I walked up calmly to my grandfather and parents and said, in the most calm and professional tone, "There is a tree in Paw Paw's bedroom." They obliged me and followed me to the wreckage. That was when we all got a more up-close look at what had happened. Three decade-old roofing insulation, leaves, timber, and drywall were strewn across the bedroom floor.
I could continue on into the reconstruction and the horrors that I saw, but to format that as I did the rest of this blog, in the form of long and detailed paragraphs would be to continue on about inconsequential drivel. I shall paraphrase and shorten as best I can.
The morning after Katrina made landfall, my mother and I set out into the ruins of our suburb. We encountered one house that I can still see so clearly. It had been split perfectly in half by a tree larger in diameter than the one that crushed our home. The news was full of people in New Orleans who's houses had been flooded, how the levees had broken, buildings who's windows had been broken out by the storm. It was as if a bomb had went off and the blast zone was the entire Gulf South and it's outlying areas, a wet bomb full of refugees, a lot of whom were about to come barreling toward my Temple.

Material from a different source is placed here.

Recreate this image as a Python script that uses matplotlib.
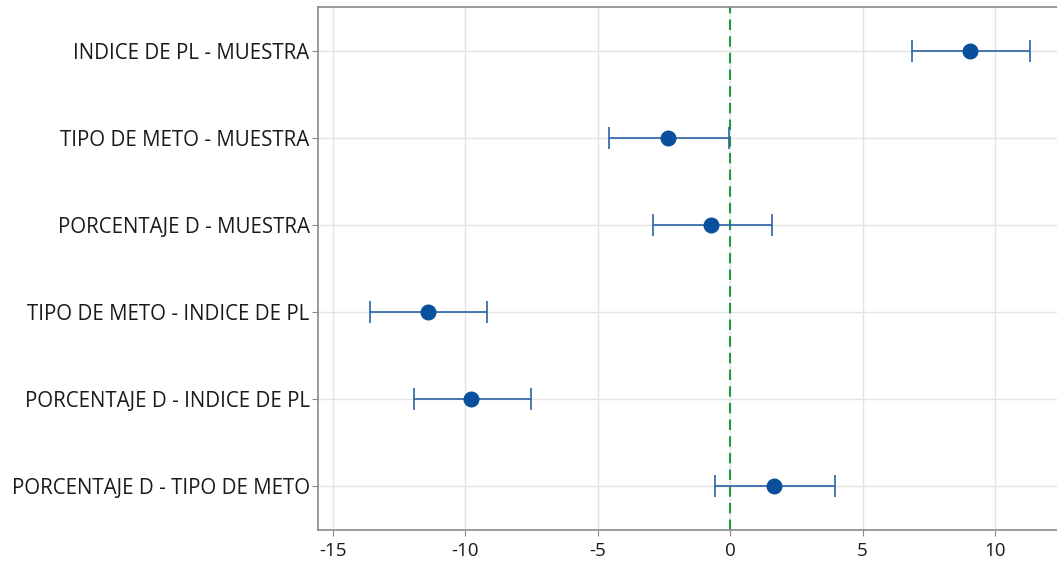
import matplotlib
matplotlib.use("Agg")
import matplotlib.pyplot as plt

labels = ["INDICE DE PL - MUESTRA", "TIPO DE METO - MUESTRA", "PORCENTAJE D - MUESTRA",
          "TIPO DE METO - INDICE DE PL", "PORCENTAJE D - INDICE DE PL", "PORCENTAJE D - TIPO DE METO"]
centers = [9.06, -2.35, -0.70, -11.41, -9.76, 1.65]
lowers = [6.88, -4.57, -2.91, -13.58, -11.92, -0.55]
uppers = [11.33, -0.04, 1.58, -9.17, -7.51, 3.96]
xticks = [-15, -10, -5, 0, 5, 10]

plt.rcParams['font.family'] = ['Open Sans', 'DejaVu Sans']

fig = plt.figure(figsize=(10.57, 5.68), dpi=100)
ax = fig.add_axes([318/1057, 1-530/568, 1-318/1057, (530-7)/568])

n = len(labels)
ys = [n - i for i in range(n)]
xerr = [[c - l for c, l in zip(centers, lowers)], [u - c for c, u in zip(centers, uppers)]]
ax.errorbar(centers, ys, xerr=xerr, fmt='o', color='#0a4f9c', ecolor='#2a62a3',
            elinewidth=1.2, capsize=8, capthick=1.2, markersize=10.5, zorder=3)
ax.axvline(0, color='#1f9a3c', linestyle=(0, (5, 3)), linewidth=1.5, zorder=2)

ax.set_xlim(-15.55, 12.34)
ax.set_ylim(0.5, 6.5)
ax.set_xticks(xticks)
ax.set_xticklabels([str(t) for t in xticks])
ax.set_yticks(ys)
ax.set_yticklabels(labels)
ax.grid(True, color='#e3e3e3', linewidth=1.0, zorder=0)
ax.set_axisbelow(True)
for s in ['left', 'bottom', 'top']:
    ax.spines[s].set_color('#8a8a8a')
    ax.spines[s].set_linewidth(1.2)
ax.spines['right'].set_visible(False)
ax.tick_params(axis='both', colors='#8a8a8a', labelcolor='#1a1a1a', length=4)
ax.tick_params(axis='y', pad=2, labelsize=14.8)
ax.tick_params(axis='x', pad=5, labelsize=13.5)

fig.savefig('out.png', dpi=100)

I mean this in the most hate-free and exemplary way possible; New Orleans Hispanics and African Americans do not meld well at all with Baton Rouge Hispanics and African Americans. They come from two totally different lifestyles. While New Orleans is a fairly slow-paced city and the people who were being displaced were of a lower quality of life. Baton Rouge is a face-paced place with a relatively high number of well-to-do people. Needless to say, most of the natives and refugees didn't see eye to eye, the two groups I named made it more evident.
It just so happened that my middle school, the school I had been put through hell at, was teetering on the edge of social collapse. I witnessed a riot firsthand. A New Orleanian hit a Baton Rougean, or a Baton Rougean insulted a lower class New Orleanian, and soon all but one or two people had stormed off the gymnasium bleachers and onto the basketball court. People were being punched and kicked, teachers were in the fray, wrestling with students and trying to get things under control. My gym teacher, one of my few friends at the time, was bitten by a frenzied girl. This was several days after my classmates were herded into the school that had no power running to it, to be kept under watch in a moldy un-air conditioned school for an hour, then set out on the lawn of the school for several hours, unable and not allowed to leave.
Eventually, that November, my mother and I left for Ohio.
Thus ends my vivid recount of my Summer of Sorrow, one of the four summers I will never forget.